▶ _GOAL_
Copy the lines below as they are; omit the images they contain.

▶ _DATASET EXTRACT_
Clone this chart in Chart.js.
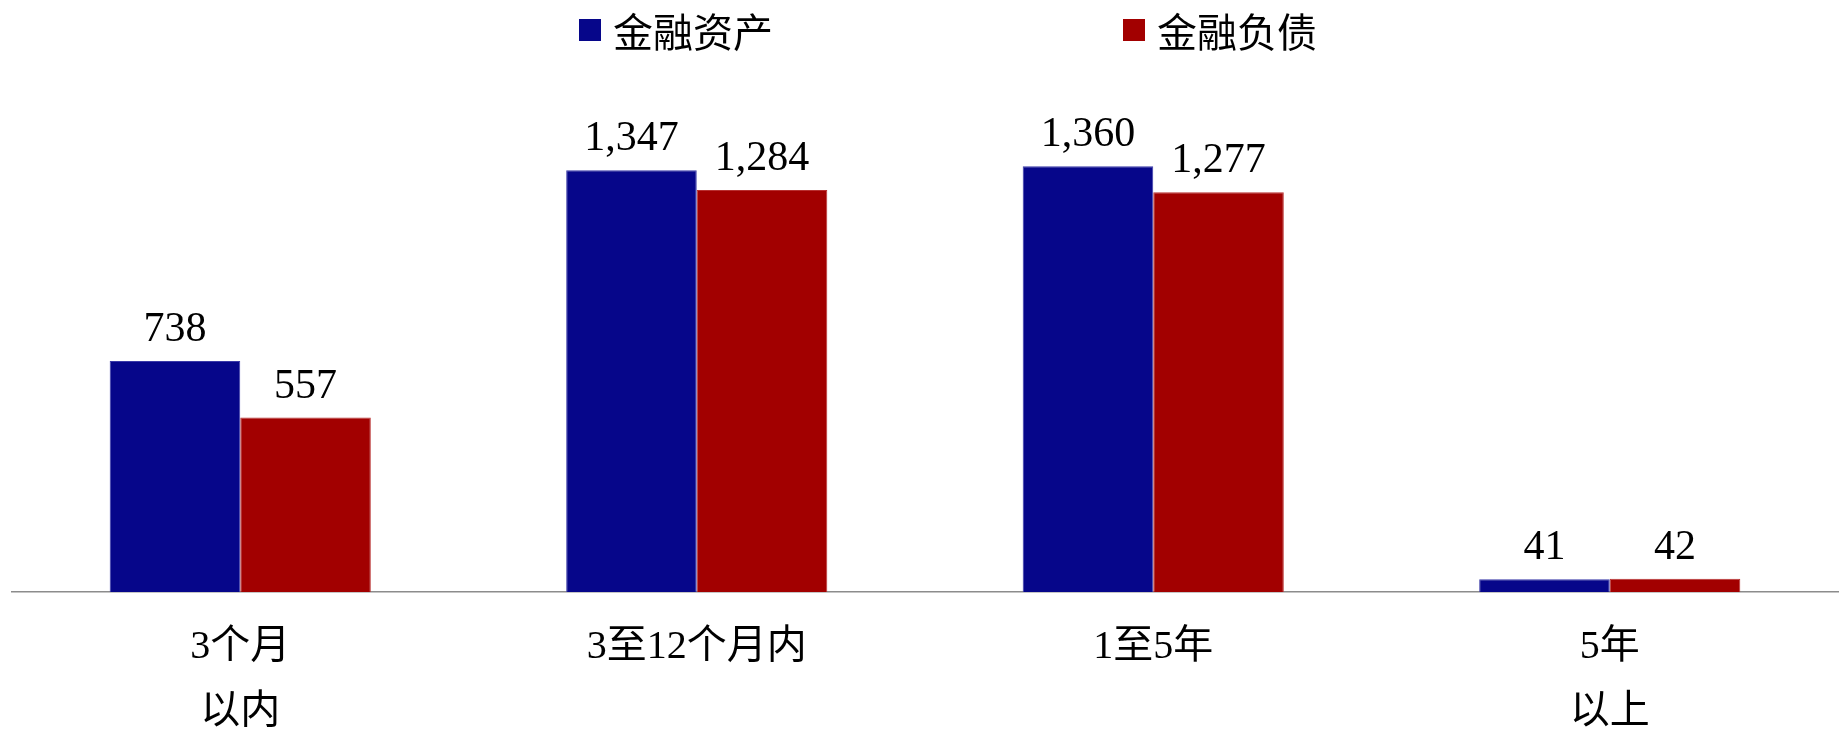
<!DOCTYPE html>
<html lang="zh">
<head>
    <meta charset="utf-8">
    <title>金融资产与金融负债期限分布</title>
    <script src="https://cdn.jsdelivr.net/npm/chart.js"></script>
    <style>
        body {
            margin: 0;
            padding: 0;
            background: #ffffff;
        }

        #wrap {
            position: relative;
            width: 1840px;
            height: 731px;
        }

        /* legend sits above the plot, one absolutely placed item per series */
        .legend-item {
            position: absolute;
            top: 8px;
            height: 44px;
            display: flex;
            align-items: center;
            font-family: 'Liberation Serif', 'Noto Sans CJK SC', serif;
            font-size: 40px;
            color: #000;
        }

        .legend-box {
            width: 22px;
            height: 22px;
            margin-right: 12px;
        }
    </style>
</head>
<body>

<div id="wrap">
    <div id="legend"></div>
    <canvas id="maturityChart"></canvas>
</div>

<script>
    const categories = [['3个月', '以内'], ['3至12个月内'], ['1至5年'], ['5年', '以上']];
    const seriesNames = ['金融资产', '金融负债'];
    const seriesColors = ['#06068A', '#A20000'];
    const assets = [738, 1347, 1360, 41];
    const liabilities = [557, 1284, 1277, 42];

    const legendLeft = [579, 1123];

    // html legend
    const legend = document.getElementById('legend');
    seriesNames.forEach((name, i) => {
        const item = document.createElement('div');
        item.className = 'legend-item';
        item.style.left = legendLeft[i] + 'px';
        item.innerHTML = '<span class="legend-box" style="background:' + seriesColors[i] + '"></span><span>' + name + '</span>';
        legend.appendChild(item);
    });

    // numbers above each bar
    const valueLabels = {
        id: 'valueLabels',
        afterDatasetsDraw(chart) {
            const ctx = chart.ctx;
            ctx.save();
            ctx.font = '42px "Liberation Serif", serif';
            ctx.fillStyle = '#000';
            ctx.textAlign = 'center';
            ctx.textBaseline = 'alphabetic';
            chart.data.datasets.forEach((ds, i) => {
                chart.getDatasetMeta(i).data.forEach((bar, j) => {
                    ctx.fillText(ds.data[j].toLocaleString('en-US'), bar.x, bar.y - 20);
                });
            });
            ctx.restore();
        }
    };

    const ctx = document.getElementById('maturityChart').getContext('2d');
    new Chart(ctx, {
        type: 'bar',
        data: {
            labels: categories,
            datasets: [
                {
                    label: seriesNames[0],
                    data: assets,
                    backgroundColor: seriesColors[0],
                    borderColor: '#3a3aa8',
                    borderWidth: 1
                },
                {
                    label: seriesNames[1],
                    data: liabilities,
                    backgroundColor: seriesColors[1],
                    borderColor: '#b83030',
                    borderWidth: 1
                }
            ]
        },
        options: {
            responsive: true,
            maintainAspectRatio: false,
            animation: false,
            datasets: {
                bar: {
                    barPercentage: 1.0,
                    categoryPercentage: 0.572
                }
            },
            layout: {
                padding: { top: 91, left: 12, right: 2, bottom: 0 }
            },
            scales: {
                x: {
                    grid: { display: false, drawTicks: false },
                    border: { display: true, color: '#8c8c8c', width: 1.5 },
                    ticks: {
                        color: '#000',
                        padding: 23,
                        maxRotation: 0,
                        autoSkip: false,
                        font: { family: "'Liberation Serif', 'Noto Sans CJK SC', serif", size: 40, lineHeight: 1.62 }
                    },
                    afterFit(scale) {
                        scale.height = 139;
                    }
                },
                y: {
                    display: false,
                    min: 0,
                    max: 1600
                }
            },
            plugins: {
                legend: { display: false },
                tooltip: { enabled: false }
            }
        },
        plugins: [valueLabels]
    });
</script>
</body>
</html>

▶ _WRITTEN ANSWER_
Clone this chart in Chart.js.
<!DOCTYPE html>
<html lang="zh">
<head>
    <meta charset="utf-8">
    <title>金融资产与金融负债期限分布</title>
    <script src="https://cdn.jsdelivr.net/npm/chart.js"></script>
    <style>
        body {
            margin: 0;
            padding: 0;
            background: #ffffff;
        }

        #wrap {
            position: relative;
            width: 1840px;
            height: 731px;
        }

        /* legend sits above the plot, one absolutely placed item per series */
        .legend-item {
            position: absolute;
            top: 8px;
            height: 44px;
            display: flex;
            align-items: center;
            font-family: 'Liberation Serif', 'Noto Sans CJK SC', serif;
            font-size: 40px;
            color: #000;
        }

        .legend-box {
            width: 22px;
            height: 22px;
            margin-right: 12px;
        }
    </style>
</head>
<body>

<div id="wrap">
    <div id="legend"></div>
    <canvas id="maturityChart"></canvas>
</div>

<script>
    const categories = [['3个月', '以内'], ['3至12个月内'], ['1至5年'], ['5年', '以上']];
    const seriesNames = ['金融资产', '金融负债'];
    const seriesColors = ['#06068A', '#A20000'];
    const assets = [738, 1347, 1360, 41];
    const liabilities = [557, 1284, 1277, 42];

    const legendLeft = [579, 1123];

    // html legend
    const legend = document.getElementById('legend');
    seriesNames.forEach((name, i) => {
        const item = document.createElement('div');
        item.className = 'legend-item';
        item.style.left = legendLeft[i] + 'px';
        item.innerHTML = '<span class="legend-box" style="background:' + seriesColors[i] + '"></span><span>' + name + '</span>';
        legend.appendChild(item);
    });

    // numbers above each bar
    const valueLabels = {
        id: 'valueLabels',
        afterDatasetsDraw(chart) {
            const ctx = chart.ctx;
            ctx.save();
            ctx.font = '42px "Liberation Serif", serif';
            ctx.fillStyle = '#000';
            ctx.textAlign = 'center';
            ctx.textBaseline = 'alphabetic';
            chart.data.datasets.forEach((ds, i) => {
                chart.getDatasetMeta(i).data.forEach((bar, j) => {
                    ctx.fillText(ds.data[j].toLocaleString('en-US'), bar.x, bar.y - 20);
                });
            });
            ctx.restore();
        }
    };

    const ctx = document.getElementById('maturityChart').getContext('2d');
    new Chart(ctx, {
        type: 'bar',
        data: {
            labels: categories,
            datasets: [
                {
                    label: seriesNames[0],
                    data: assets,
                    backgroundColor: seriesColors[0],
                    borderColor: '#3a3aa8',
                    borderWidth: 1
                },
                {
                    label: seriesNames[1],
                    data: liabilities,
                    backgroundColor: seriesColors[1],
                    borderColor: '#b83030',
                    borderWidth: 1
                }
            ]
        },
        options: {
            responsive: true,
            maintainAspectRatio: false,
            animation: false,
            datasets: {
                bar: {
                    barPercentage: 1.0,
                    categoryPercentage: 0.572
                }
            },
            layout: {
                padding: { top: 91, left: 12, right: 2, bottom: 0 }
            },
            scales: {
                x: {
                    grid: { display: false, drawTicks: false },
                    border: { display: true, color: '#8c8c8c', width: 1.5 },
                    ticks: {
                        color: '#000',
                        padding: 23,
                        maxRotation: 0,
                        autoSkip: false,
                        font: { family: "'Liberation Serif', 'Noto Sans CJK SC', serif", size: 40, lineHeight: 1.62 }
                    },
                    afterFit(scale) {
                        scale.height = 139;
                    }
                },
                y: {
                    display: false,
                    min: 0,
                    max: 1600
                }
            },
            plugins: {
                legend: { display: false },
                tooltip: { enabled: false }
            }
        },
        plugins: [valueLabels]
    });
</script>
</body>
</html>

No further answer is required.